— The exercise —
In the lines below, how many hold the word "this"? Answer only with the number.

====== Data provided ======

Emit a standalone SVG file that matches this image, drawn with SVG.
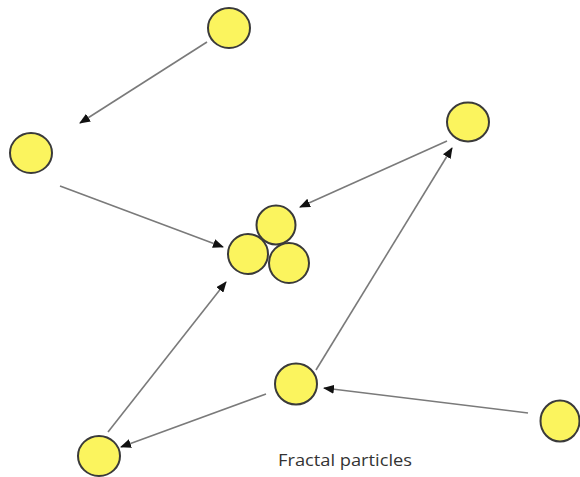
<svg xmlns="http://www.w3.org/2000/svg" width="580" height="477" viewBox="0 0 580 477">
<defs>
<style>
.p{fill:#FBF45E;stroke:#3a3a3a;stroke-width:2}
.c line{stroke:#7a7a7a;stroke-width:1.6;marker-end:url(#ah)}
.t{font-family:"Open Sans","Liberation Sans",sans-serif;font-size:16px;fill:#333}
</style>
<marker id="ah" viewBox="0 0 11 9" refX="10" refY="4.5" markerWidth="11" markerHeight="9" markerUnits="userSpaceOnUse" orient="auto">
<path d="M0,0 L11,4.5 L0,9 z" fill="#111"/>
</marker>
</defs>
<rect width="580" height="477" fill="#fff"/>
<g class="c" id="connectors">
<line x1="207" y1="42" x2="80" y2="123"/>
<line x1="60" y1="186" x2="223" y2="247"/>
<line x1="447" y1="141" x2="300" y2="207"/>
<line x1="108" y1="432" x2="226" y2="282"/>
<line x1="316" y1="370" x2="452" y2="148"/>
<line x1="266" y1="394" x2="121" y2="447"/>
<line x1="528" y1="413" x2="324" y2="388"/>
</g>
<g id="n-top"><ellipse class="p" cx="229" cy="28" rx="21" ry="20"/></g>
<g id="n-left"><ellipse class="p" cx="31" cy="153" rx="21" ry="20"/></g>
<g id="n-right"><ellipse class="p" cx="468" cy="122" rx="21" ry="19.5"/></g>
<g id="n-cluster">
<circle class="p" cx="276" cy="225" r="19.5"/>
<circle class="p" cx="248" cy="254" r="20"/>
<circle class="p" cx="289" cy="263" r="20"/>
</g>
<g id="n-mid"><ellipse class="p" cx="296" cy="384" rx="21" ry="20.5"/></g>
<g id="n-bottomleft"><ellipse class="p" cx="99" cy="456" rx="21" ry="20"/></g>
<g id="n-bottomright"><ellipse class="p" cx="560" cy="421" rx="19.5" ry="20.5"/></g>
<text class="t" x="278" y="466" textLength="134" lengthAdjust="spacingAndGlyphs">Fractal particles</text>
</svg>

======
====== Data provided ======

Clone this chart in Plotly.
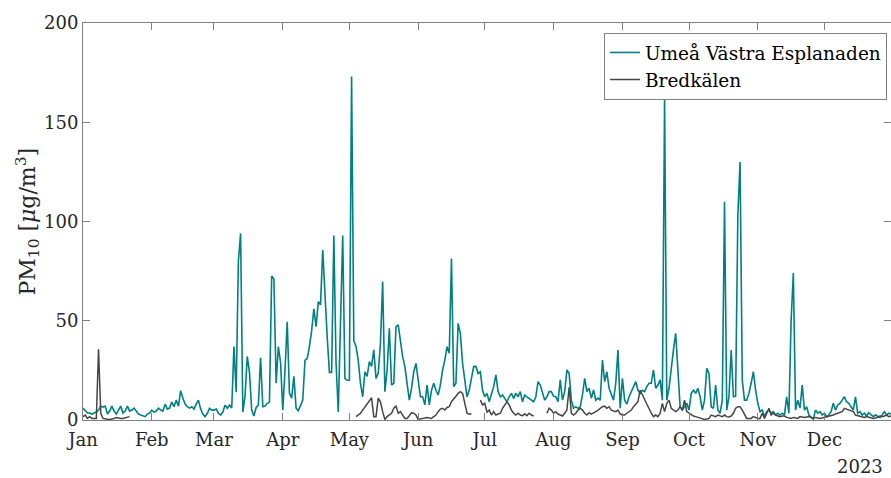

======

— In response —
2